==== DATASET EXCERPT ====

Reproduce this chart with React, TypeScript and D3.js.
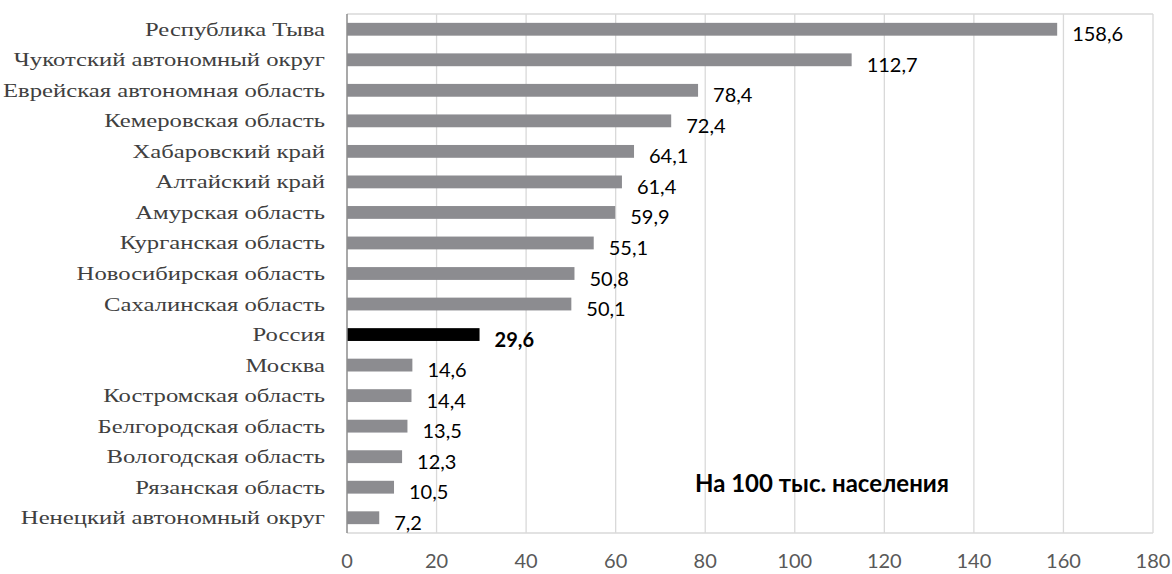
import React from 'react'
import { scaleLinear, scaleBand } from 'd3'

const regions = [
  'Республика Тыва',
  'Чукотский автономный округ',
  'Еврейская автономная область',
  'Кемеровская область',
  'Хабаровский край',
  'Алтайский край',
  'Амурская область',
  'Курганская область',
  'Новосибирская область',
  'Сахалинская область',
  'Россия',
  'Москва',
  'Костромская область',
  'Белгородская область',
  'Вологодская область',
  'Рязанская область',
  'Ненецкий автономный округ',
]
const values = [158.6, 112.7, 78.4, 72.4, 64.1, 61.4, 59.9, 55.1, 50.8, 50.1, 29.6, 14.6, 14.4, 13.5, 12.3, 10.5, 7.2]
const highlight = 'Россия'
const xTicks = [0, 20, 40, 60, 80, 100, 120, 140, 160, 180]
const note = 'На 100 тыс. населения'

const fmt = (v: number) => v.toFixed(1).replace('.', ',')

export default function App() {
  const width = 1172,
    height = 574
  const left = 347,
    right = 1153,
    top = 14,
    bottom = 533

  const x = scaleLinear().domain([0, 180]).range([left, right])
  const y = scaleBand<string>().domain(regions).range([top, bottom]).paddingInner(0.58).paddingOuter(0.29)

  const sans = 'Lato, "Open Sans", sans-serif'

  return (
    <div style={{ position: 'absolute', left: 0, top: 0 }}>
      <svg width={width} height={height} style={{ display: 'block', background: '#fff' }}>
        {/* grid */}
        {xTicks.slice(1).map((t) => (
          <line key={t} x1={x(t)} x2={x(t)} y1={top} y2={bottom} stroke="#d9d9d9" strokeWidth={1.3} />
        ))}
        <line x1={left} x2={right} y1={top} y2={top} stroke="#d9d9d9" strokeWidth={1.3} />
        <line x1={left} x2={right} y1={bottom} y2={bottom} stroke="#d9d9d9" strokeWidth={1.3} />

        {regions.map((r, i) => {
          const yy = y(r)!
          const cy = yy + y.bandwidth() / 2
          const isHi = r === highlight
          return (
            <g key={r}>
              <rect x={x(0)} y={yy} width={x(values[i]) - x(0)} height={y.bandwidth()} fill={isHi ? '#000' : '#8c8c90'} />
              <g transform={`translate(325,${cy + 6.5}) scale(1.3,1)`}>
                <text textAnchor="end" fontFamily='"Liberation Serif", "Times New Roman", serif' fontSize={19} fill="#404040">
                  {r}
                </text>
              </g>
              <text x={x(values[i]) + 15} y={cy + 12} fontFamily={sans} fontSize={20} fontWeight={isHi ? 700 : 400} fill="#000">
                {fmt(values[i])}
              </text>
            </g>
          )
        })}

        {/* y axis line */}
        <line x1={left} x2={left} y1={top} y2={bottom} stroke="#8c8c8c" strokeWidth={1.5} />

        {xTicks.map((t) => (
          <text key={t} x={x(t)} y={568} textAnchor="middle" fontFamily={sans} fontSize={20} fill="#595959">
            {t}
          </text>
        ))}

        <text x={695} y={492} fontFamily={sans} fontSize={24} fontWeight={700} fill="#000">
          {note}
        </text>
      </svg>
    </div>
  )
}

====

WRITTEN INSTRUCTION:
Pictures are excluded: retype only the lines from the beginning of the listing above through the line with "bottom = 533", both included.

EXERCISE ANSWER:
Reproduce this chart with React, TypeScript and D3.js.
import React from 'react'
import { scaleLinear, scaleBand } from 'd3'

const regions = [
  'Республика Тыва',
  'Чукотский автономный округ',
  'Еврейская автономная область',
  'Кемеровская область',
  'Хабаровский край',
  'Алтайский край',
  'Амурская область',
  'Курганская область',
  'Новосибирская область',
  'Сахалинская область',
  'Россия',
  'Москва',
  'Костромская область',
  'Белгородская область',
  'Вологодская область',
  'Рязанская область',
  'Ненецкий автономный округ',
]
const values = [158.6, 112.7, 78.4, 72.4, 64.1, 61.4, 59.9, 55.1, 50.8, 50.1, 29.6, 14.6, 14.4, 13.5, 12.3, 10.5, 7.2]
const highlight = 'Россия'
const xTicks = [0, 20, 40, 60, 80, 100, 120, 140, 160, 180]
const note = 'На 100 тыс. населения'

const fmt = (v: number) => v.toFixed(1).replace('.', ',')

export default function App() {
  const width = 1172,
    height = 574
  const left = 347,
    right = 1153,
    top = 14,
    bottom = 533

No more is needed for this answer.